The truth in the legs

Drop your eye to the lower half. He wears blue trousers and a rust-brown jacket — and his lower legs and feet are bound in straw or rag wrappings, caked with the same dark earth he is treading. This is the detail only a man who had been there would think to include. These are not the clean boots of a model in a studio. They are the makeshift protection a real field-worker ties on to walk cold, broken, muddy ground at the end of a long day — the cloth bindings wet and filthy, indistinguishable in places from the dirt itself. Millet, the actual peasant’s son, knew exactly what a sower’s feet looked like, and he refused to clean them up.

The tiny world behind him

The ploughman, the oxen, the birds, the dusk

Finally, lift your eyes past the giant and find the little world in the background, because it sets the whole scale and the whole mood. Up the slope, far to the upper right and painted very small, a second man drives a team of oxen, finishing the ploughing — turning the soil the sower is now seeding. Behind that distant figure the sky warms to a band of pale orange: the last light of dusk, the close of the working day, the field being sown right up to dark. And at the upper left, a scatter of birds lifts into the gray air — already dropping in for the seed the moment it hits the ground, the ancient nuisance every sower fights.
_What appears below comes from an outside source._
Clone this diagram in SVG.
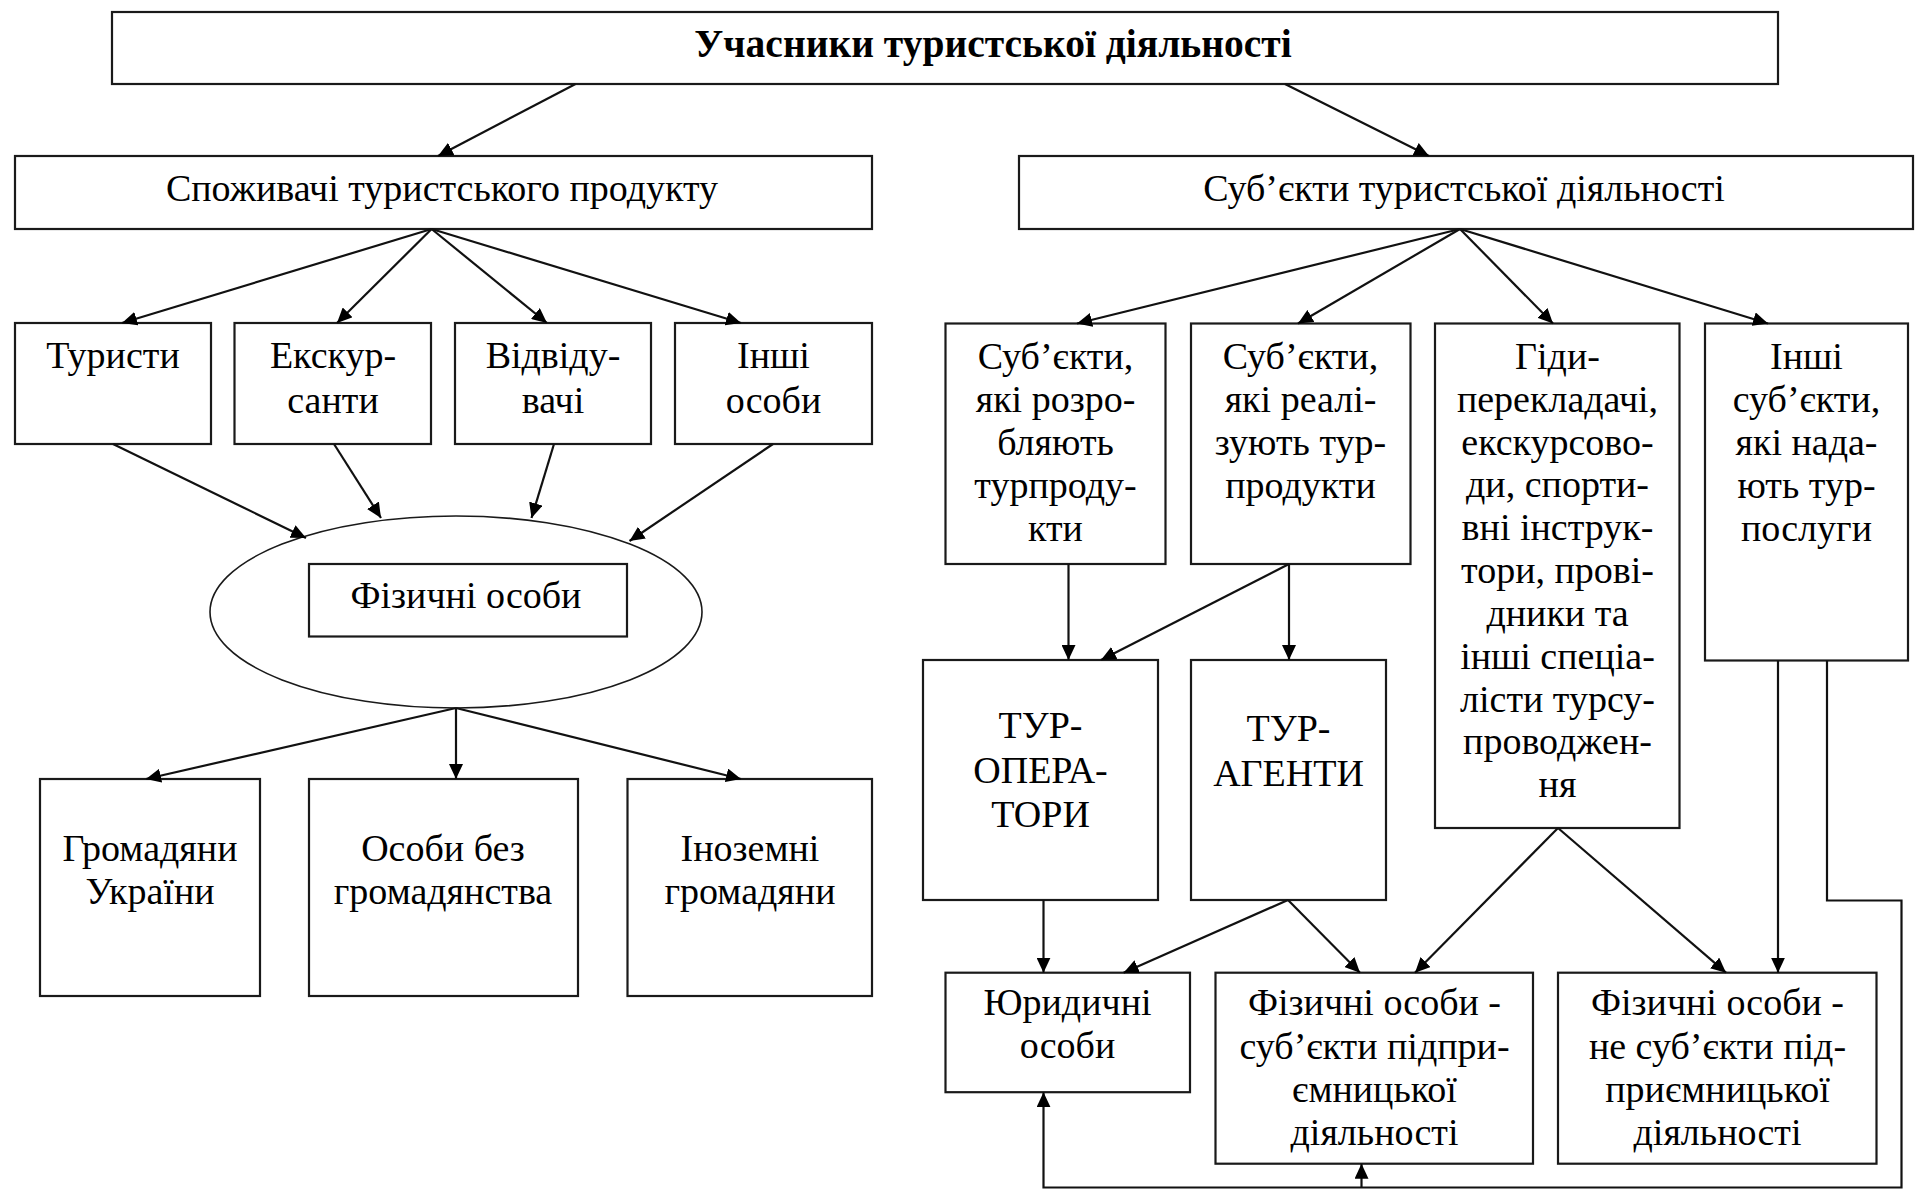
<svg xmlns="http://www.w3.org/2000/svg" width="1916" height="1191" viewBox="0 0 1916 1191">
<style>
.b{fill:#fff;stroke:#1a1a1a;stroke-width:2.2}
.e{fill:#fff;stroke:#1a1a1a;stroke-width:1.6}
.t{font-family:"Liberation Serif","Times New Roman",serif;font-size:38px;fill:#000;text-anchor:middle}
.tb{font-weight:bold;font-size:39.5px}
.c line,.c polyline{stroke:#111;stroke-width:2.2;fill:none}
</style>
<defs>
<marker id="ah" viewBox="0 0 15 14" refX="15" refY="7" markerWidth="15" markerHeight="14" markerUnits="userSpaceOnUse" orient="auto">
<path d="M0,0 L15,7 L0,14 z" fill="#000"/>
</marker>
</defs>
<rect width="1916" height="1191" fill="#fff"/>

<g id="title"><rect class="b" x="112" y="12" width="1666" height="72"/><text class="t tb" x="993" y="57">Учасники туристської діяльності</text></g>
<g id="consumers"><rect class="b" x="15" y="156" width="857" height="73"/><text class="t" x="442" y="201">Споживачі туристського продукту</text></g>
<g id="subjects"><rect class="b" x="1019" y="156" width="894" height="73"/><text class="t" x="1464" y="201">Суб’єкти туристської діяльності</text></g>

<g id="tourists"><rect class="b" x="15" y="323" width="196" height="121"/><text class="t" x="113" y="368">Туристи</text></g>
<g id="excursants"><rect class="b" x="234.5" y="323" width="196.5" height="121"/><text class="t" x="333" y="368">Екскур-</text><text class="t" x="333" y="413">санти</text></g>
<g id="visitors"><rect class="b" x="455" y="323" width="196" height="121"/><text class="t" x="553" y="368">Відвіду-</text><text class="t" x="553" y="413">вачі</text></g>
<g id="others"><rect class="b" x="675" y="323" width="197" height="121"/><text class="t" x="773.5" y="368">Інші</text><text class="t" x="773.5" y="413">особи</text></g>

<g id="natural"><ellipse class="e" cx="456" cy="612" rx="246" ry="96"/><rect class="b" x="309" y="564" width="318" height="72.5"/><text class="t" x="466" y="608">Фізичні особи</text></g>

<g id="citizens"><rect class="b" x="40" y="779" width="220" height="217"/><text class="t" x="150" y="861">Громадяни</text><text class="t" x="150" y="904">України</text></g>
<g id="stateless"><rect class="b" x="309" y="779" width="269" height="217"/><text class="t" x="443" y="861">Особи без</text><text class="t" x="443" y="904">громадянства</text></g>
<g id="foreigners"><rect class="b" x="627.5" y="779" width="244.5" height="217"/><text class="t" x="750" y="861">Іноземні</text><text class="t" x="750" y="904">громадяни</text></g>

<g id="developers"><rect class="b" x="945.5" y="323.5" width="220" height="240.5"/>
<text class="t" x="1055.5" y="369">Суб’єкти,</text><text class="t" x="1055.5" y="412">які розро-</text><text class="t" x="1055.5" y="455">бляють</text><text class="t" x="1055.5" y="498">турпроду-</text><text class="t" x="1055.5" y="541">кти</text></g>
<g id="sellers"><rect class="b" x="1191" y="323.5" width="219.5" height="240.5"/>
<text class="t" x="1300.5" y="369">Суб’єкти,</text><text class="t" x="1300.5" y="412">які реалі-</text><text class="t" x="1300.5" y="455">зують тур-</text><text class="t" x="1300.5" y="498">продукти</text></g>
<g id="guides"><rect class="b" x="1435" y="323.5" width="244.5" height="504.5"/>
<text class="t" x="1557.5" y="369">Гіди-</text><text class="t" x="1557.5" y="412">перекладачі,</text><text class="t" x="1557.5" y="455">екскурсово-</text><text class="t" x="1557.5" y="497">ди, спорти-</text><text class="t" x="1557.5" y="540">вні інструк-</text><text class="t" x="1557.5" y="583">тори, прові-</text><text class="t" x="1557.5" y="626">дники та</text><text class="t" x="1557.5" y="669">інші спеціа-</text><text class="t" x="1557.5" y="712">лісти турсу-</text><text class="t" x="1557.5" y="754">проводжен-</text><text class="t" x="1557.5" y="797">ня</text></g>
<g id="otherSubjects"><rect class="b" x="1705" y="323.5" width="203" height="337"/>
<text class="t" x="1806.5" y="369">Інші</text><text class="t" x="1806.5" y="412">суб’єкти,</text><text class="t" x="1806.5" y="455">які нада-</text><text class="t" x="1806.5" y="498">ють тур-</text><text class="t" x="1806.5" y="541">послуги</text></g>

<g id="operators"><rect class="b" x="923" y="660" width="235" height="240"/><text class="t" x="1040.5" y="738">ТУР-</text><text class="t" x="1040.5" y="783">ОПЕРА-</text><text class="t" x="1040.5" y="827">ТОРИ</text></g>
<g id="agents"><rect class="b" x="1191" y="660" width="195" height="240"/><text class="t" x="1288.5" y="741">ТУР-</text><text class="t" x="1288.5" y="786">АГЕНТИ</text></g>

<g id="legal"><rect class="b" x="945.5" y="972.7" width="244.5" height="119.5"/><text class="t" x="1067.5" y="1015">Юридичні</text><text class="t" x="1067.5" y="1058">особи</text></g>
<g id="entrepreneurs"><rect class="b" x="1215.5" y="972.7" width="317.5" height="191"/><text class="t" x="1374.5" y="1015">Фізичні особи -</text><text class="t" x="1374.5" y="1059">суб’єкти підпри-</text><text class="t" x="1374.5" y="1102">ємницької</text><text class="t" x="1374.5" y="1145">діяльності</text></g>
<g id="nonEntrepreneurs"><rect class="b" x="1558" y="972.7" width="318.5" height="191"/><text class="t" x="1717.5" y="1015">Фізичні особи -</text><text class="t" x="1717.5" y="1059">не суб’єкти під-</text><text class="t" x="1717.5" y="1102">приємницької</text><text class="t" x="1717.5" y="1145">діяльності</text></g>

<g id="connectors" class="c">
<line x1="575.5" y1="84" x2="438" y2="156" marker-end="url(#ah)"/>
<line x1="1285" y1="84" x2="1429" y2="156" marker-end="url(#ah)"/>
<line x1="431.6" y1="229" x2="122" y2="323" marker-end="url(#ah)"/>
<line x1="431.6" y1="229" x2="337" y2="323" marker-end="url(#ah)"/>
<line x1="431.6" y1="229" x2="547" y2="323" marker-end="url(#ah)"/>
<line x1="431.6" y1="229" x2="741" y2="323" marker-end="url(#ah)"/>
<line x1="1460" y1="229" x2="1077" y2="323.5" marker-end="url(#ah)"/>
<line x1="1460" y1="229" x2="1298" y2="323.5" marker-end="url(#ah)"/>
<line x1="1460" y1="229" x2="1553" y2="323.5" marker-end="url(#ah)"/>
<line x1="1460" y1="229" x2="1768" y2="323.5" marker-end="url(#ah)"/>
<line x1="113" y1="444" x2="306" y2="538" marker-end="url(#ah)"/>
<line x1="334" y1="444" x2="381" y2="518" marker-end="url(#ah)"/>
<line x1="554" y1="444" x2="531.5" y2="518" marker-end="url(#ah)"/>
<line x1="773" y1="444" x2="629.5" y2="541" marker-end="url(#ah)"/>
<line x1="456" y1="708" x2="146" y2="779" marker-end="url(#ah)"/>
<line x1="456" y1="708" x2="456" y2="779" marker-end="url(#ah)"/>
<line x1="456" y1="708" x2="741" y2="779" marker-end="url(#ah)"/>
<line x1="1068.5" y1="564" x2="1068.5" y2="660" marker-end="url(#ah)"/>
<line x1="1289" y1="564" x2="1289" y2="660" marker-end="url(#ah)"/>
<line x1="1289" y1="564" x2="1101" y2="660" marker-end="url(#ah)"/>
<line x1="1043.5" y1="900" x2="1043.5" y2="972.7" marker-end="url(#ah)"/>
<line x1="1288" y1="900" x2="1123.6" y2="972.7" marker-end="url(#ah)"/>
<line x1="1288" y1="900" x2="1360" y2="972.7" marker-end="url(#ah)"/>
<line x1="1558" y1="828" x2="1415" y2="972.7" marker-end="url(#ah)"/>
<line x1="1558" y1="828" x2="1726" y2="972.7" marker-end="url(#ah)"/>
<line x1="1778" y1="660.5" x2="1778" y2="972.7" marker-end="url(#ah)"/>
<polyline points="1827,660.5 1827,900.5 1901.5,900.5 1901.5,1187.5 1043.5,1187.5 1043.5,1092.2" marker-end="url(#ah)"/>
<line x1="1361.5" y1="1187.5" x2="1361.5" y2="1163.7" marker-end="url(#ah)"/>
</g>
</svg>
Those small background figures are not decoration; they are the trick that makes the painting work. A man alone on a canvas could be any size. Put a tiny ploughman and a tiny ox-team on the hill behind him, and suddenly your eye does the math: the sower in front is enormous. Millet shrank the rest of the world so that one field hand could fill the sky. By the time you have read the dusk, the birds, the distant plough, and come back to the dark striding figure, you understand the scale he has been given — the scale, as the next chapter explains, that Paris had reserved for gods.